Diocese Ordered to Release Accused Priest's Records Judge Will Decide Whether Accusers' Lawyer Will Get the Personnel Documents
By Renee K. Gadoua
Post-Standard (Syracuse, NY)
November 1, 2002
The Syracuse Diocese must release the personnel records of a priest accused of sexual abuse to the priest's lawyer.
After that, a judge will examine the documents about Monsignor H. Charles Sewall and decide whether to release them to a Utica lawyer representing three men who say Sewall sexually abused them, state Supreme Court Justice John W. Grow ruled Thursday.
Grow's decision limits the request of lawyer Frank Policelli of Utica, who had sought documents about Sewall and other priests in the seven-county Roman Catholic Diocese of Syracuse.
Paul Hanrahan, a lawyer with the firm of Hancock & Estabrook, which is representing the diocese, said their hope was to limit the ruling to "matters relevant to the lawsuit."
Hanrahan said he and the diocese will get Sewall's authorization to release the file to Sewall's lawyer, Peter Hobaica of Utica.
"Mr. Policelli may get some or all of the personnel records," he said. "The court will decide that."
Policelli represents three men who are each suing Sewall, Bishop James Moynihan and the diocese. The men say Sewall gave them money in exchange for sex in the 1970s and 1980s. The lawsuits claim the diocese knew about the alleged abuse by Sewall and failed to stop it.

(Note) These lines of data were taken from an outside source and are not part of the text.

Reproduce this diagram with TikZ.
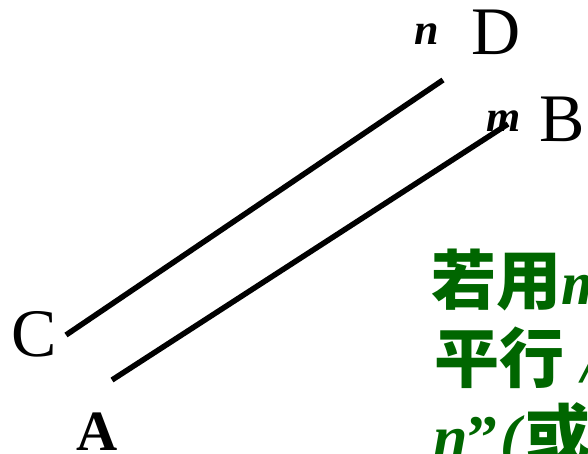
\documentclass[tikz,border=0pt]{standalone}
\usepackage{fontspec}
\setmainfont{Liberation Serif}
\newfontfamily\cjk{Noto Sans CJK SC}
\definecolor{tgreen}{RGB}{0,102,0}
\newcommand{\cj}[1]{{\cjk\bfseries\fontsize{65}{65}\selectfont #1}}
\tikzset{
  seg/.style={line width=5.5pt, black},
  big/.style={inner sep=0pt, anchor=base west, font=\fontsize{68}{68}\selectfont},
  bigbold/.style={inner sep=0pt, anchor=base west, font=\fontsize{57}{57}\selectfont\bfseries},
  sml/.style={inner sep=0pt, anchor=base west, font=\fontsize{44}{44}\selectfont\bfseries\itshape},
  gline/.style={inner sep=0pt, anchor=base west, text=tgreen, font=\fontsize{62}{62}\selectfont\bfseries}
}
\begin{document}
\begin{tikzpicture}[x=1pt, y=-1pt]
\useasboundingbox (0,0) rectangle (588,454);
\clip (0,0) rectangle (588,454);
% line endpoints
\coordinate (c1) at (66,335);
\coordinate (d1) at (443,80);
\coordinate (a1) at (112,380);
\coordinate (b1) at (508,124);
\draw[seg] (c1) -- (d1);
\draw[seg] (a1) -- (b1);
% labels
\node[big] (D) at (471,55) {D};
\node[big] (B) at (539,142) {B};
\node[big] (C) at (11,356) {C};
\node[bigbold] (A) at (76,450) {A};
\node[sml] (n) at (414,45) {n};
\node[sml] (m) at (486,132) {m};
% green text
\node[gline] (t1) at (431,304) {\cj{若用}\textit{m}\cj{、}\textit{n}\cj{表示}};
\node[gline] (t2) at (434,382) {\cj{平行}\hspace{18pt}\textit{//}};
\node[gline] (t3) at (433,458) {\textit{n}”\hspace{2pt}\textit{(}\cj{或}\textit{AB//CD)}};
\end{tikzpicture}
\end{document}
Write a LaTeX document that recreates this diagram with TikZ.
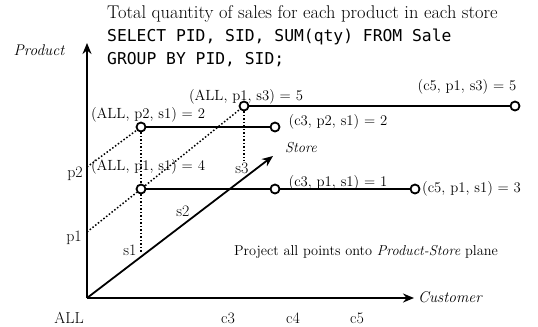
\documentclass[tikz,border=0pt]{standalone}
\usepackage{fontspec}
\newfontfamily\sqlfont{DejaVu Sans Mono}
\usetikzlibrary{arrows.meta}
\begin{document}
\begin{tikzpicture}[x=1bp,y=-1bp,
  axis/.style={line width=1.8bp,-{Stealth[length=11bp,width=9bp]}},
  seg/.style={line width=1.8bp},
  dots/.style={line width=1.5bp,dotted},
  pt/.style={circle,draw,line width=1.8bp,minimum size=9bp,inner sep=0pt,fill=white},
  lab/.style={inner sep=0pt,font=\fontsize{14.8}{17}\selectfont},
  tick/.style={inner sep=0pt,font=\fontsize{16}{18}\selectfont},
  axlab/.style={inner sep=0pt,font=\fontsize{15.5}{17}\selectfont\itshape},
]
\useasboundingbox[fill=white] (0,0) rectangle (538,326);

% axes
\coordinate (O) at (87,298);
\coordinate (ytip) at (87,43);
\coordinate (xtip) at (414,298);
\coordinate (ztip) at (273,156);
\coordinate (p1) at (87,232);
\coordinate (p2) at (87,167);
\coordinate (s1) at (141,253);
\coordinate (s3) at (244,161);

\draw[axis] (O) -- (ytip);
\draw[axis] (O) -- (xtip);
\draw[axis] (O) -- (ztip);

% points
\node[pt] (a13) at (244,106) {};
\node[pt] (a21) at (141,127) {};
\node[pt] (a11) at (141,189) {};
\node[pt] (c321) at (275,127) {};
\node[pt] (c513) at (515,106) {};
\node[pt] (c311) at (275,189) {};
\node[pt] (c511) at (415,189) {};

% dotted projections
\draw[dots] (p2) -- (a21);
\draw[dots] (p1) -- (a11);
\draw[dots] (a11) -- (a13);
\draw[dots] (a21) -- (a11);
\draw[dots] (a11) -- (s1);
\draw[dots] (a13) -- (s3);

% solid segments
\draw[seg] (a13) -- (c513);
\draw[seg] (a21) -- (c321);
\draw[seg] (a11) -- (c311);
\draw[seg] (c311) -- (c511);

% point labels
\node[lab] (l13) at (246,97) {(ALL, p1, s3) = 5};
\node[lab] (l513) at (467,87) {(c5, p1, s3) = 5};
\node[lab] (l21) at (148,115) {(ALL, p2, s1) = 2};
\node[lab] (l321) at (338,122) {(c3, p2, s1) = 2};
\node[lab] (l11) at (148,167) {(ALL, p1, s1) = 4};
\node[lab] (l311) at (338,183) {(c3, p1, s1) = 1};
\node[lab,anchor=west] (l511) at (422,189) {(c5, p1, s1) = 3};

% axis labels
\node[axlab] (lprod) at (39,50) {Product};
\node[axlab,anchor=west] (lcust) at (418,297) {Customer};
\node[axlab,anchor=west,font=\fontsize{14.5}{16}\selectfont\itshape] (lstore) at (285,148) {Store};

% ticks
\node[tick] (tp2) at (75,174) {p2};
\node[tick] (tp1) at (74,238) {p1};
\node[tick] (ts1) at (130,250) {s1};
\node[tick] (ts2) at (183,211) {s2};
\node[tick] (ts3) at (242,168) {s3};
\node[tick] (tall) at (69,318) {ALL};
\node[tick] (tc3) at (228,318) {c3};
\node[tick] (tc4) at (293,318) {c4};
\node[tick] (tc5) at (357,318) {c5};

% captions
\node[inner sep=0pt,font=\fontsize{14.4}{16}\selectfont] (proj) at (366,252) {Project all points onto \textit{Product-Store} plane};
\node[inner sep=0pt,anchor=west,font=\fontsize{18.5}{21}\selectfont] (title) at (107,14) {Total quantity of sales for each product in each store};
\node[inner sep=0pt,anchor=west,font=\fontsize{16.4}{19}\sqlfont] (sql1) at (107,37) {SELECT PID, SID, SUM(qty) FROM Sale};
\node[inner sep=0pt,anchor=west,font=\fontsize{16.4}{19}\sqlfont] (sql2) at (107,60) {GROUP BY PID, SID;};
\end{tikzpicture}
\end{document}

Policelli said most of his requests were for records about Sewall, 67, who retired in 1997. He requested personnel records of other priests to provide information about how the diocese handled allegations of sexual abuse by priests, he said.
"They go to the policy of injustice," he said.
Hanrahan, whose partner, Mark Schulte, was in state Supreme Court in Rome Thursday, said the case also will have to undergo arguments about the statute of limitations.
The three cases of alleged sexual abuse occurred far earlier than the three years the state allows for filing a civil lawsuit, he said.
Policelli has said the statute of limitations argument is irrelevant.
The national priest sex-abuse scandal gained momentum earlier this year, after a judge ruled the Boston Diocese must release personnel files in the case of the former priest and convicted pedophile John Geoghan.
Lawyers successfully argued the public interest outweighed the privacy concerns of the litigants.
Hanrahan said it's unclear whether the local case will follow the same pattern.
"New York court's not subject to the laws or decision of a sister state," he said.